Delicious! Even my kids ate it, and they are very picky about fish. Trust the recipe and follow it exactly. The curing with salt, sugar and dill helps to "cook" the fish. It will look and sometime feel raw, but it is done. And so very yummy and buttery.
First time I made this, I wasn't sure it was cooked, so I added cooking time. Mistake -- it was delicious, but slightly overcooked. Each time after the first time I followed the time exactly (actually only cooked it 50 minutes for a one-pound fillet) and it was PERFECT. Now, I eyeball the dill/sugar/salt mixture, and marinate for anywhere from 5 hours when I'm in a time crunch to 10 hours. My husband does not care for "fishy" fish, but he LOVES this dish. Wild Alaskan salmon is best (avoid farmed salmon) and the fresher the better!

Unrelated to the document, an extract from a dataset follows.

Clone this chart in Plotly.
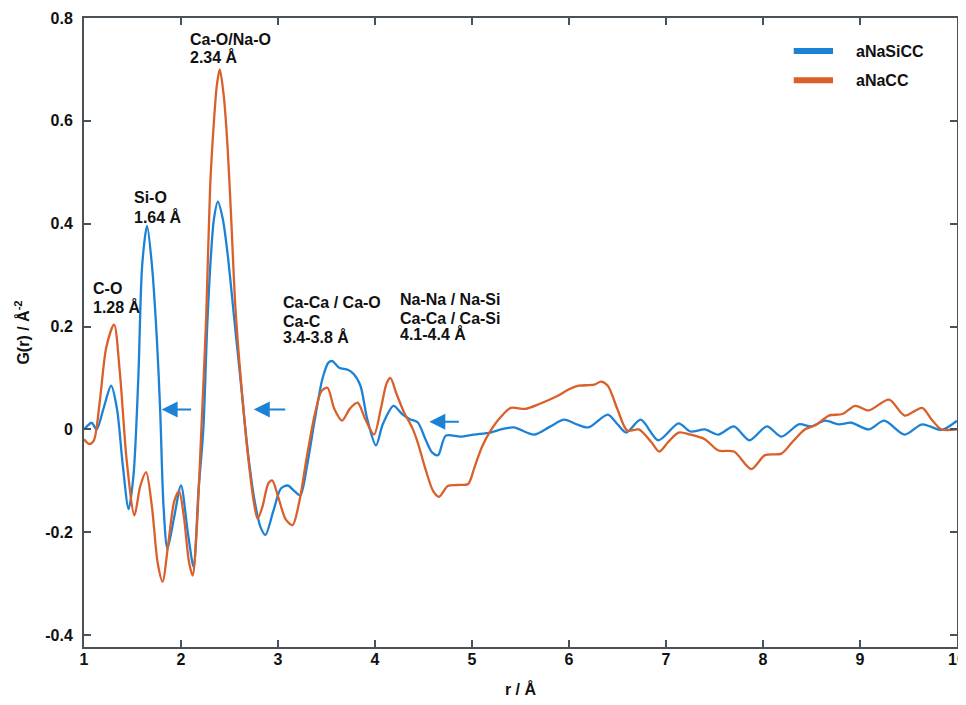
import plotly.graph_objects as go

# aNaCC (orange)
r_nacc = [1.00, 1.05, 1.10, 1.16, 1.23, 1.31, 1.37, 1.44, 1.52, 1.58, 1.64, 1.70, 1.76, 1.81, 1.87, 1.93, 1.98,
          2.03, 2.08, 2.12, 2.16, 2.21, 2.26, 2.30, 2.34, 2.37, 2.40, 2.44, 2.48, 2.52, 2.56, 2.62, 2.69, 2.75, 2.79,
          2.84, 2.90, 2.94, 3.00, 3.08, 3.15, 3.22, 3.30, 3.38, 3.45, 3.51, 3.58, 3.66, 3.74, 3.82, 3.90,
          3.99, 4.06, 4.12, 4.16, 4.22, 4.30, 4.38, 4.44, 4.52, 4.60, 4.66, 4.75, 4.85, 4.96, 5.02, 5.10,
          5.20, 5.30, 5.40, 5.55, 5.70, 5.88, 6.00, 6.10, 6.26, 6.33, 6.40, 6.50, 6.60, 6.72, 6.85, 6.93,
          7.02, 7.13, 7.25, 7.40, 7.54, 7.70, 7.88, 8.02, 8.19, 8.30, 8.43, 8.54, 8.68, 8.82, 8.95, 9.09,
          9.30, 9.46, 9.64, 9.74, 9.84, 10.0]
g_nacc = [-0.019, -0.028, -0.022, 0.050, 0.160, 0.204, 0.110, -0.060, -0.167, -0.110, -0.083, -0.150, -0.260, -0.296, -0.220, -0.140, -0.120,
          -0.170, -0.255, -0.284, -0.200, 0.000, 0.220, 0.470, 0.600, 0.670, 0.700, 0.650, 0.550, 0.400, 0.240, 0.090, -0.050, -0.140, -0.174,
          -0.150, -0.105, -0.099, -0.130, -0.175, -0.186, -0.140, -0.050, 0.030, 0.075, 0.081, 0.040, 0.017, 0.040, 0.052, 0.020,
          -0.010, 0.040, 0.090, 0.100, 0.070, 0.033, 0.005, -0.025, -0.077, -0.120, -0.131, -0.110, -0.108, -0.106, -0.077, -0.035,
          0.000, 0.025, 0.042, 0.040, 0.050, 0.065, 0.078, 0.085, 0.087, 0.093, 0.085, 0.039, -0.002, 0.000, -0.025, -0.043,
          -0.025, -0.006, -0.010, -0.019, -0.041, -0.043, -0.077, -0.050, -0.047, -0.025, 0.000, 0.008, 0.027, 0.030, 0.046, 0.037,
          0.058, 0.027, 0.042, 0.019, 0.000, 0.000]

# aNaSiCC (blue)
r_nasicc = [1.00, 1.04, 1.08, 1.13, 1.20, 1.28, 1.34, 1.40, 1.46, 1.51, 1.56, 1.60, 1.65, 1.70, 1.75, 1.785,
            1.82, 1.86, 1.93, 2.00, 2.07, 2.13, 2.18, 2.23, 2.27, 2.31, 2.34, 2.38, 2.43, 2.48, 2.55, 2.62, 2.69, 2.76,
            2.82, 2.87, 2.95, 3.03, 3.10, 3.17, 3.23, 3.30, 3.38, 3.46, 3.52, 3.56, 3.63, 3.72, 3.78, 3.85, 3.92,
            4.01, 4.08, 4.19, 4.28, 4.36, 4.44, 4.52, 4.59, 4.65, 4.73, 4.88, 5.02, 5.19, 5.30, 5.43, 5.64,
            5.80, 5.95, 6.08, 6.20, 6.40, 6.50, 6.59, 6.74, 6.92, 7.13, 7.25, 7.40, 7.54, 7.70, 7.86, 8.04,
            8.19, 8.37, 8.50, 8.64, 8.78, 8.91, 9.09, 9.25, 9.46, 9.64, 9.84, 10.0]
g_nasicc = [0.000, 0.008, 0.013, 0.000, 0.040, 0.085, 0.040, -0.070, -0.155, -0.090, 0.100, 0.320, 0.396, 0.320, 0.180, 0.039,
            -0.150, -0.232, -0.170, -0.109, -0.200, -0.267, -0.120, 0.000, 0.200, 0.342, 0.410, 0.443, 0.410, 0.342, 0.213, 0.085, -0.045, -0.140,
            -0.190, -0.205, -0.160, -0.115, -0.109, -0.120, -0.128, -0.070, 0.020, 0.100, 0.130, 0.133, 0.120, 0.116, 0.108, 0.085, 0.020,
            -0.031, 0.010, 0.046, 0.030, 0.020, 0.014, -0.019, -0.045, -0.050, -0.012, -0.014, -0.010, -0.006, 0.000, 0.004, -0.010,
            0.005, 0.019, 0.010, 0.004, 0.029, 0.010, -0.006, 0.019, -0.021, 0.012, -0.004, 0.000, -0.010, 0.006, -0.021, 0.006,
            -0.014, 0.010, 0.006, 0.017, 0.010, 0.013, 0.000, 0.017, -0.010, 0.010, -0.001, 0.017]

x_ticks = [1, 2, 3, 4, 5, 6, 7, 8, 9, 10]
y_ticks = [-0.4, -0.2, 0, 0.2, 0.4, 0.6, 0.8]
y_tick_labels = ["-0.4", "-0.2", "0", "0.2", "0.4", "0.6", "0.8"]

series_names = ["aNaSiCC", "aNaCC"]
BLUE = "#1b82d6"
ORANGE = "#d9602a"
FONT = "Liberation Sans, Arial"

# labels: (text, r, G) — left-aligned, vertically centred
peak_labels = [
    ("C-O", 1.07, 0.275), ("1.28 Å", 1.07, 0.238),
    ("Si-O", 1.49, 0.451), ("1.64 Å", 1.49, 0.414),
    ("Ca-O/Na-O", 2.075, 0.759), ("2.34 Å", 2.075, 0.724),
    ("Ca-Ca / Ca-O", 3.03, 0.247), ("Ca-C", 3.03, 0.210), ("3.4-3.8 Å", 3.03, 0.180),
    ("Na-Na / Na-Si", 4.24, 0.253), ("Ca-Ca / Ca-Si", 4.24, 0.216), ("4.1-4.4 Å", 4.24, 0.186),
]
# arrows: (head r, tail r, G)
arrows = [(1.80, 2.12, 0.039), (2.75, 3.09, 0.039), (4.56, 4.88, 0.015)]

fig = go.Figure()
fig.add_trace(go.Scatter(x=r_nasicc, y=g_nasicc, mode="lines", name=series_names[0],
                         line=dict(color=BLUE, width=2.3, shape="spline", smoothing=0.8)))
fig.add_trace(go.Scatter(x=r_nacc, y=g_nacc, mode="lines", name=series_names[1],
                         line=dict(color=ORANGE, width=2.3, shape="spline", smoothing=0.8)))

for txt, rx, gy in peak_labels:
    fig.add_annotation(x=rx, y=gy, text=txt, showarrow=False, xanchor="left", yanchor="middle",
                       font=dict(family=FONT, size=16, color="#111", weight="bold"))

for head, tail, gy in arrows:
    fig.add_annotation(x=head, y=gy, ax=tail, ay=gy, axref="x", ayref="y", xref="x", yref="y",
                       text="", showarrow=True, arrowhead=2, arrowsize=1.6, arrowwidth=2,
                       arrowcolor=BLUE, standoff=0)

# manual legend (thick sample line + bold name)
legend_rows = [(0.9475, BLUE), (0.901, ORANGE)]
for name, (ly, col) in zip(series_names, legend_rows):
    fig.add_shape(type="line", xref="paper", yref="paper", x0=0.813, x1=0.858, y0=ly, y1=ly,
                  line=dict(color=col, width=6))
    fig.add_annotation(xref="paper", yref="paper", x=0.882, y=ly, text=name, showarrow=False,
                       xanchor="left", yanchor="middle",
                       font=dict(family=FONT, size=16, color="#111", weight="bold"))

axis_common = dict(showline=True, mirror="ticks", linecolor="#4a5258", linewidth=2,
                   ticks="inside", ticklen=7, tickwidth=2, tickcolor="#4a5258",
                   showgrid=False, zeroline=False, automargin=False,
                   tickfont=dict(family=FONT, size=16, color="#111", weight="bold"))

fig.update_xaxes(range=[1, 10], tickvals=x_ticks, ticklabelstandoff=-3,
                 title=dict(text="r / Å", standoff=17,
                            font=dict(family=FONT, size=16, color="#111", weight="bold")),
                 **axis_common)
fig.update_yaxes(range=[-0.423, 0.8], tickvals=y_ticks, ticktext=y_tick_labels, ticklabelstandoff=6,
                 title=dict(text="G(r) / Å<sup>-2</sup>", standoff=12,
                            font=dict(family=FONT, size=16, color="#111", weight="bold")),
                 **axis_common)

fig.update_layout(
    width=958, height=697,
    margin=dict(l=76, r=9, t=10, b=58),
    plot_bgcolor="white", paper_bgcolor="white",
    showlegend=False,
)

fig.write_html("out.html")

Trust the recipe. And trust that it's done after the cooking time. The outer layer is red because of the glaze; it's cooked inside and melts in your mouth with incredible flavor. It's the only recipe my family uses now for salmon.
I've made this twice in two weeks - it's amazing. I haven't followed the recipe exactly - I've used less than a pound of salmon both times and left it in the fridge for about 24 hours. If you don't like the sort-of uncooked texture, I would recommend curing it for longer and using thinner pieces. I'd like to make it with a big fillet some day, though. Yum!
I have no idea what I did wrong. I followed this recipe exactly and it came out awful. Roasted it for well over the recommended time and it was still undercooked. Tasted like raw salmon with absolutely no flavor at all. I ended up slathering some miso-soy glaze and broiling it so I could get dinner on the table. If anyone has an idea what went wrong please help!
I cooked the salmon the night before serving it cold for brunch. It was delicious, very tender and melted in your mouth. I can't wait to try it hot next time. Didn't have the ingredients to make the sauce, but it had a wonderful flavor without it. Everyone was grazing on the remaining salmon until it was gone. The children and great grandma liked it equally. It would be great as a summer dish too!
It had a great flavor but the "buttery" texture was weird when we ate it. Even though it's done cooking it has a visually raw looking appearance. Don't let it fool you! I wouldn't make it again - the texture just was too weird.